▶ [EXERCISE GOAL]:
From the first line of the data below through the line holding "p.ygrid.visible = False", output each line exactly and leave the pictures out.

--- Start of SOURCE EXCERPT ---

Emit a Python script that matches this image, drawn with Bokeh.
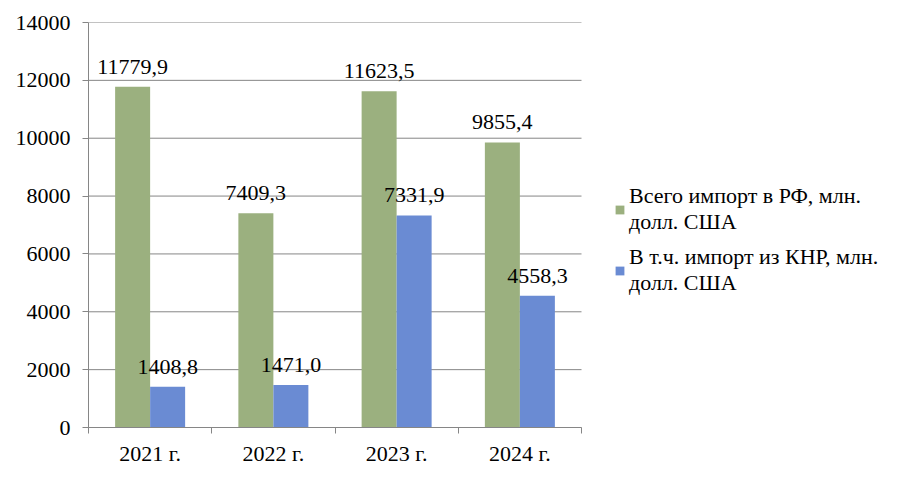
from bokeh.plotting import figure
from bokeh.models import Range1d, FixedTicker, Legend, LegendItem, ColumnDataSource
from bokeh.core.properties import value
from bokeh.embed import file_html
from bokeh.resources import INLINE
import numpy as np

categories = ["2021 г.", "2022 г.", "2023 г.", "2024 г."]
total_import = [11779.9, 7409.3, 11623.5, 9855.4]
china_import = [1408.8, 1471.0, 7331.9, 4558.3]
series_names = ["Всего импорт в РФ, млн.\nдолл. США", "В т.ч. импорт из КНР, млн.\nдолл. США"]
y_ticks = [0, 2000, 4000, 6000, 8000, 10000, 12000, 14000]

GREEN = "#9BB07F"
BLUE = "#6A8BD3"
GRAY = "#868686"
FONT = "Liberation Serif"
FS = "22px"

# layout (screen px): plot area 88..581, extended frame so the legend fits inside
W, H = 890, 472
LEFT, TOP, BOTTOM, FRAME_RIGHT = 88, 22, 427, 888
AXIS_RIGHT = 581
n = len(categories)
x_end = n * (FRAME_RIGHT - LEFT) / (AXIS_RIGHT - LEFT)

p = figure(width=W, height=H, output_backend="svg", toolbar_location=None,
           x_range=Range1d(0, x_end), y_range=Range1d(0, 14000),
           min_border_left=LEFT, min_border_right=W - FRAME_RIGHT,
           min_border_top=TOP, min_border_bottom=H - BOTTOM)
p.outline_line_color = None
p.background_fill_color = "white"
p.xgrid.visible = False
p.ygrid.visible = False

# horizontal gridlines limited to the category span
p.segment(x0=[0] * len(y_ticks), x1=[n] * len(y_ticks), y0=y_ticks, y1=y_ticks,
          line_color=GRAY, line_width=1)

idx = np.arange(n) + 0.5
off = 0.142
w = 0.284

src = ColumnDataSource(dict(
    xg=idx - off, xb=idx + off,
    total=total_import, china=china_import,
    tl=[f"{v:.1f}".replace(".", ",") for v in total_import],
    cl=[f"{v:.1f}".replace(".", ",") for v in china_import],
))

r1 = p.vbar(x="xg", top="total", width=w, bottom=0, source=src, fill_color=GREEN, line_color=None)
r2 = p.vbar(x="xb", top="china", width=w, bottom=0, source=src, fill_color=BLUE, line_color=None)

for xcol, ycol, tcol in [("xg", "total", "tl"), ("xb", "china", "cl")]:
    p.text(x=xcol, y=ycol, text=tcol, source=src, text_align="center", text_baseline="alphabetic",
           y_offset=-20, text_font=value(FONT), text_font_size=FS, text_color="black")

# axes
ya = p.yaxis[0]
ya.ticker = FixedTicker(ticks=y_ticks)
ya.major_tick_out = 6
ya.major_tick_in = 0
ya.minor_tick_line_color = None
ya.axis_line_color = GRAY
ya.major_tick_line_color = GRAY
ya.major_label_text_font = FONT
ya.major_label_text_font_size = FS
ya.major_label_text_color = "black"
ya.major_label_standoff = 12

xa = p.xaxis[0]
xa.bounds = (0, n)
xa.ticker = FixedTicker(ticks=list(idx), minor_ticks=list(range(n + 1)))
xa.major_label_overrides = {float(x): c for x, c in zip(idx, categories)}
xa.major_tick_out = 0
xa.major_tick_in = 0
xa.minor_tick_out = 6
xa.minor_tick_in = 0
xa.minor_tick_line_color = GRAY
xa.axis_line_color = GRAY
xa.major_label_text_font = FONT
xa.major_label_text_font_size = FS
xa.major_label_text_color = "black"
xa.major_label_standoff = 7

legend = Legend(items=[LegendItem(label=series_names[0], renderers=[r1]),
                       LegendItem(label=series_names[1], renderers=[r2])],
                location=(614 - LEFT, BOTTOM - 296), orientation="vertical",
                label_text_font=FONT, label_text_font_size=FS, label_text_color="black",
                label_text_line_height=1.27,
                glyph_width=11, glyph_height=11, label_standoff=4, spacing=9,
                padding=0, margin=0, border_line_color=None, background_fill_alpha=0)
p.add_layout(legend, "center")

open("out.html", "w").write(file_html(p, INLINE))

--- End of SOURCE EXCERPT ---

▶ [COMPLETED EXERCISE]:
Emit a Python script that matches this image, drawn with Bokeh.
from bokeh.plotting import figure
from bokeh.models import Range1d, FixedTicker, Legend, LegendItem, ColumnDataSource
from bokeh.core.properties import value
from bokeh.embed import file_html
from bokeh.resources import INLINE
import numpy as np

categories = ["2021 г.", "2022 г.", "2023 г.", "2024 г."]
total_import = [11779.9, 7409.3, 11623.5, 9855.4]
china_import = [1408.8, 1471.0, 7331.9, 4558.3]
series_names = ["Всего импорт в РФ, млн.\nдолл. США", "В т.ч. импорт из КНР, млн.\nдолл. США"]
y_ticks = [0, 2000, 4000, 6000, 8000, 10000, 12000, 14000]

GREEN = "#9BB07F"
BLUE = "#6A8BD3"
GRAY = "#868686"
FONT = "Liberation Serif"
FS = "22px"

# layout (screen px): plot area 88..581, extended frame so the legend fits inside
W, H = 890, 472
LEFT, TOP, BOTTOM, FRAME_RIGHT = 88, 22, 427, 888
AXIS_RIGHT = 581
n = len(categories)
x_end = n * (FRAME_RIGHT - LEFT) / (AXIS_RIGHT - LEFT)

p = figure(width=W, height=H, output_backend="svg", toolbar_location=None,
           x_range=Range1d(0, x_end), y_range=Range1d(0, 14000),
           min_border_left=LEFT, min_border_right=W - FRAME_RIGHT,
           min_border_top=TOP, min_border_bottom=H - BOTTOM)
p.outline_line_color = None
p.background_fill_color = "white"
p.xgrid.visible = False
p.ygrid.visible = False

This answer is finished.